There are more than 20 free zones within individual emirates and over 45 across the UAE, each governed by an independent authority with its own regulatory framework, licensing structure, fee schedule, and sector focus. These authorities are responsible for issuing commercial licences and overseeing business activities within their respective jurisdictions. Whether you are an independent consultant, an e-commerce operator, or an industrial enterprise, there is a free zone designed to align with your business model and operational objectives.
At a broader level, the UAE offers three principal jurisdictions for company formation: free zone, mainland, and offshore. Free zones provide full foreign ownership, tax efficiencies, and independent regulatory oversight. Mainland companies are permitted to trade across the UAE and internationally, with recent legislative reforms significantly reducing traditional local sponsorship requirements in many sectors. Offshore entities, while sometimes compared to free zone companies, remain distinct legal structures governed by separate regulatory regimes and are generally restricted from conducting business within the UAE domestic market.
Mainland company formation provides entrepreneurs with the ability to establish and operate a business without geographical trading limitations. It enables full foreign ownership in many sectors, flexible visa allocations linked to office capacity, and unrestricted trading both within the UAE and internationally. Businesses benefit from a stable regulatory environment, transparent legal structures, and streamlined expansion procedures. Mainland entities are also eligible to participate in public tenders, bid for government contracts, and recruit global talent to support sustainable growth.
The formation process begins with selecting the appropriate business activity from the approved list issued by the competent authorities. This selection determines the applicable licensing requirements, regulatory approvals, and operational scope. The next step involves determining the most suitable legal structure. A Limited Liability Company (LLC) remains the most widely adopted structure due to its limitation of shareholder liability, while other options include sole establishments, civil companies, private or public joint stock companies, branches of foreign companies, and single-family offices.
Once the legal structure is confirmed, the proposed trade name must be reserved and approved in accordance with regulatory guidelines. The name should accurately reflect the chosen activity, comply with public decency standards, and be distinct from existing registrations. Upon obtaining initial approval, the company may proceed with securing the relevant commercial, industrial, or professional licence, depending on the nature of its activities. Certain sectors may require additional clearances from specialised regulatory authorities.
A physical business address is mandatory for mainland companies. Office solutions may range from serviced or virtual offices to leased premises or fully owned commercial spaces, including offices, workshops, or warehouses, depending on operational requirements. Thereafter, the company must comply with labour and immigration regulations, including the establishment of official labour and immigration files and the processing of employee and dependent residency visas.
Offshore company registration enables investors to establish a legal entity structured to operate outside the jurisdiction in which it is incorporated.
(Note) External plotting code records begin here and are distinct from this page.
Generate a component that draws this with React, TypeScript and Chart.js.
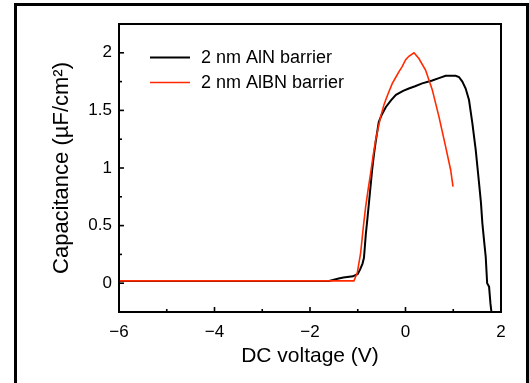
import React, { useEffect, useRef } from "react";
import { Chart, registerables } from "chart.js";

Chart.register(...registerables);

// AlN barrier (black) — DC voltage (V) vs capacitance (µF/cm²)
const alnVoltage = [-6, -5, -4, -3, -2, -1.6, -1.5, -1.4, -1.3, -1.1, -1.0, -0.95, -0.9, -0.87, -0.83, -0.8, -0.76, -0.7, -0.66, -0.62, -0.56, -0.5, -0.41, -0.3, -0.2, -0.05, 0.07, 0.2, 0.35, 0.56, 0.7, 0.84, 0.95, 1.05, 1.12, 1.19, 1.26, 1.33, 1.4, 1.47, 1.54, 1.58, 1.61, 1.65, 1.68, 1.71, 1.75, 1.78, 1.8];
const alnCap = [0.02, 0.02, 0.02, 0.02, 0.02, 0.02, 0.03, 0.04, 0.05, 0.06, 0.08, 0.12, 0.17, 0.22, 0.43, 0.55, 0.72, 0.98, 1.12, 1.24, 1.4, 1.46, 1.53, 1.59, 1.635, 1.67, 1.69, 1.71, 1.735, 1.76, 1.78, 1.8, 1.8, 1.8, 1.79, 1.75, 1.69, 1.59, 1.39, 1.16, 0.87, 0.7, 0.52, 0.35, 0.23, 0.0, -0.03, -0.18, -0.25];

// AlBN barrier (red)
const albnVoltage = [-6, -5, -4, -3, -2, -1.5, -1.08, -1.01, -0.94, -0.88, -0.834, -0.78, -0.73, -0.68, -0.625, -0.57, -0.52, -0.45, -0.415, -0.35, -0.276, -0.2, -0.136, -0.07, 0.004, 0.07, 0.178, 0.28, 0.42, 0.56, 0.7, 0.84, 0.946, 0.995];
const albnCap = [0.02, 0.02, 0.02, 0.02, 0.02, 0.02, 0.02, 0.09, 0.26, 0.5, 0.665, 0.82, 0.955, 1.1, 1.244, 1.35, 1.446, 1.55, 1.59, 1.66, 1.735, 1.79, 1.836, 1.88, 1.94, 1.97, 2.0, 1.95, 1.85, 1.68, 1.446, 1.186, 0.983, 0.839];

const seriesLabels = ["2 nm AlN barrier", "2 nm AlBN barrier"];
const seriesColors = ["#000000", "#ff2a00"];

const xMajorTicks = [-6, -4, -2, 0, 2];
const xMinorTicks = [-5, -3, -1, 1];
const yMajorTicks = [0, 0.5, 1, 1.5, 2];
const yMinorTicks = [-0.25, 0.25, 0.75, 1.25, 1.75, 2.25];

const FONT = "'Liberation Sans', Arial, sans-serif";

const boxPlugin = {
  id: "boxAndTicks",
  afterDatasetsDraw(chart: any) {
    const { ctx, chartArea, scales } = chart;
    const { left, right, top, bottom } = chartArea;
    ctx.save();
    ctx.strokeStyle = "#000";
    ctx.lineWidth = 2;
    ctx.strokeRect(left, top, right - left, bottom - top);
    ctx.lineWidth = 1.6;
    const xs = scales.x;
    const ys = scales.y;
    const drawX = (vals: number[], len: number) => {
      vals.forEach((v) => {
        const px = xs.getPixelForValue(v);
        ctx.beginPath();
        ctx.moveTo(px, bottom);
        ctx.lineTo(px, bottom - len);
        ctx.stroke();
      });
    };
    const drawY = (vals: number[], len: number) => {
      vals.forEach((v) => {
        const py = ys.getPixelForValue(v);
        ctx.beginPath();
        ctx.moveTo(left, py);
        ctx.lineTo(left + len, py);
        ctx.stroke();
      });
    };
    drawX(xMajorTicks, 5);
    drawX(xMinorTicks, 3);
    drawY(yMajorTicks, 5);
    drawY(yMinorTicks, 3);

    // legend
    ctx.font = `18px ${FONT}`;
    ctx.textBaseline = "middle";
    ctx.textAlign = "left";
    seriesLabels.forEach((lab, i) => {
      const y = top + 33.5 + i * 25;
      ctx.strokeStyle = seriesColors[i];
      ctx.lineWidth = i === 0 ? 2 : 1.6;
      ctx.beginPath();
      ctx.moveTo(left + 31, y);
      ctx.lineTo(left + 71, y);
      ctx.stroke();
      ctx.fillStyle = "#000";
      ctx.fillText(lab, left + 82, y + 1);
    });
    ctx.restore();
  },
};

const fmt = (v: number) => (v < 0 ? "\u2212" + Math.abs(v) : String(v));

export default function App() {
  const ref = useRef<HTMLCanvasElement | null>(null);
  useEffect(() => {
    if (!ref.current) return;
    const chart = new Chart(ref.current, {
      type: "line",
      data: {
        datasets: [
          {
            label: seriesLabels[0],
            data: alnVoltage.map((x, i) => ({ x, y: alnCap[i] })),
            borderColor: seriesColors[0],
            borderWidth: 2,
            pointRadius: 0,
            tension: 0,
            order: 2,
          },
          {
            label: seriesLabels[1],
            data: albnVoltage.map((x, i) => ({ x, y: albnCap[i] })),
            borderColor: seriesColors[1],
            borderWidth: 1.6,
            pointRadius: 0,
            tension: 0,
            order: 1,
          },
        ],
      },
      options: {
        animation: false,
        responsive: false,
        devicePixelRatio: 1,
        layout: { padding: { left: 0, top: 24, right: 28, bottom: 0 } },
        plugins: { legend: { display: false }, tooltip: { enabled: false } },
        scales: {
          x: {
            type: "linear",
            min: -6,
            max: 2,
            afterBuildTicks: (s: any) => {
              s.ticks = xMajorTicks.map((value) => ({ value }));
            },
            afterFit: (s: any) => {
              s.height = 71;
            },
            grid: { display: false, drawTicks: false },
            border: { display: false },
            ticks: {
              color: "#000",
              font: { size: 17, family: FONT },
              padding: 10,
              maxRotation: 0,
              callback: (v: any) => fmt(Number(v)),
            },
            title: {
              display: true,
              text: "DC voltage (V)",
              color: "#000",
              font: { size: 21, family: FONT },
              padding: { top: 0, bottom: 14 },
            },
          },
          y: {
            type: "linear",
            min: -0.25,
            max: 2.25,
            afterBuildTicks: (s: any) => {
              s.ticks = yMajorTicks.map((value) => ({ value }));
            },
            afterFit: (s: any) => {
              s.width = 119;
            },
            grid: { display: false, drawTicks: false },
            border: { display: false },
            ticks: {
              color: "#000",
              font: { size: 17, family: FONT },
              padding: 7,
              callback: (v: any) => fmt(Number(v)),
            },
            title: {
              display: true,
              text: "Capacitance (\u00b5F/cm\u00b2)",
              color: "#000",
              font: { size: 22, family: FONT },
              padding: { top: 49, bottom: 0 },
            },
          },
        },
      },
      plugins: [boxPlugin],
    } as any);
    return () => chart.destroy();
  }, []);

  return (
    <div
      style={{
        position: "fixed",
        left: 0,
        top: 0,
        width: 529,
        height: 383,
        overflow: "hidden",
        background: "#fff",
      }}
    >
      <canvas ref={ref} width={529} height={383} style={{ position: "absolute", left: 0, top: 0 }} />
      <div
        style={{
          position: "absolute",
          left: 14,
          top: 3,
          width: 515,
          height: 420,
          boxSizing: "border-box",
          borderLeft: "3px solid #000",
          borderTop: "3px solid #000",
          borderRight: "3px solid #000",
          pointerEvents: "none",
        }}
      />
    </div>
  );
}
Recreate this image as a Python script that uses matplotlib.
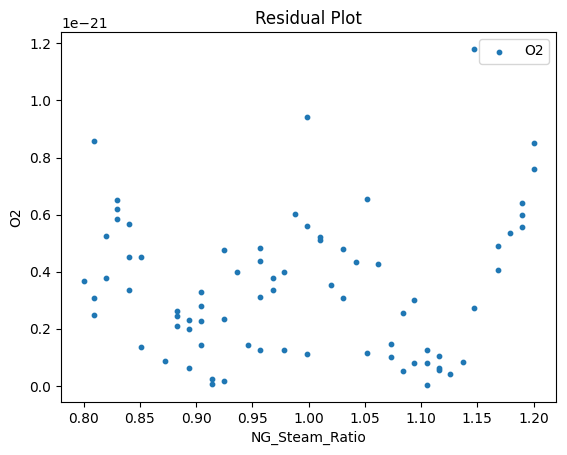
import numpy as np
import matplotlib
matplotlib.use('Agg')
import matplotlib.pyplot as plt

# NG_Steam_Ratio values and O2 residuals (in units of 1e-21)
ng_steam_ratio = [
    0.809, 0.830, 0.830, 0.830, 0.840, 0.820, 0.925, 0.840, 0.851, 0.800,
    0.820, 0.840, 0.809, 0.809, 0.904, 0.904, 0.883, 0.883, 0.894, 0.904,
    0.883, 0.894, 0.925, 0.851, 0.904, 0.872, 0.894, 0.914, 0.914, 0.925,
    0.999, 1.052, 0.988, 0.999, 1.010, 1.010, 0.957, 0.957, 1.031, 1.042,
    1.062, 0.936, 0.978, 0.968, 0.968, 0.957, 1.020, 1.031, 0.946, 0.957,
    0.978, 0.999, 1.052,
    1.147, 1.200, 1.200, 1.190, 1.190, 1.190, 1.179, 1.168, 1.168, 1.147,
    1.094, 1.084, 1.073, 1.073, 1.084, 1.094, 1.105, 1.105, 1.105, 1.116,
    1.116, 1.116, 1.126, 1.137,
]
o2_residual = [
    0.859, 0.652, 0.620, 0.585, 0.567, 0.525, 0.476, 0.452, 0.452, 0.367,
    0.378, 0.336, 0.308, 0.248, 0.329, 0.280, 0.262, 0.245, 0.230, 0.227,
    0.209, 0.199, 0.234, 0.136, 0.143, 0.087, 0.062, 0.024, 0.006, 0.017,
    0.943, 0.655, 0.602, 0.560, 0.522, 0.513, 0.483, 0.437, 0.480, 0.434,
    0.427, 0.399, 0.399, 0.378, 0.336, 0.311, 0.353, 0.308, 0.143, 0.125,
    0.125, 0.111, 0.115,
    1.181, 0.852, 0.760, 0.641, 0.599, 0.557, 0.536, 0.490, 0.406, 0.273,
    0.301, 0.255, 0.146, 0.101, 0.052, 0.080, 0.125, 0.080, 0.003, 0.104,
    0.062, 0.056, 0.041, 0.083,
]

x = np.array(ng_steam_ratio)
y = np.array(o2_residual) * 1e-21

fig = plt.figure(figsize=(5.67, 4.55), dpi=100)
fig.subplots_adjust(left=0.1076, right=0.9806, top=0.9297, bottom=0.1165)
ax = fig.add_subplot(111)
ax.scatter(x, y, s=10, label='O2')
ax.set_title('Residual Plot')
ax.set_xlabel('NG_Steam_Ratio')
ax.set_ylabel('O2')
ax.legend(loc='upper right')
fig.savefig('out.png', dpi=100)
Such entities are typically formed to facilitate international business operations, asset holding, wealth management, and cross-border trading activities. Offshore structures are distinct from mainland and free zone companies and are commonly incorporated in internationally recognised financial centres such as RAK ICC (Ras Al Khaimah International Corporate Centre), British Virgin Islands, Cayman Islands, or Mauritius.
In most cases, offshore companies are not required to maintain a physical office within their jurisdiction of incorporation. However, they are generally restricted from conducting substantial commercial activities within that same jurisdiction. Their primary function is to support international operations, cross-border transactions, consulting services, asset holding, and investment management in a structured and efficient manner.
Offshore entities may be incorporated by individuals or corporate shareholders, with ownership typically represented by transferable shares. Subject to the regulatory framework of the selected jurisdiction, these structures are often utilised to achieve tax efficiency in relation to capital gains, property transfers, value-added tax (VAT), inheritance planning, and corporate profits.
Investors frequently opt for offshore incorporation to establish or preserve wealth, safeguard assets, hold intellectual property, and centralise international trading or contractual arrangements within a single legal entity. A further advantage is enhanced confidentiality, as many offshore jurisdictions offer a high degree of privacy concerning ownership and financial information, subject to applicable compliance and disclosure requirements.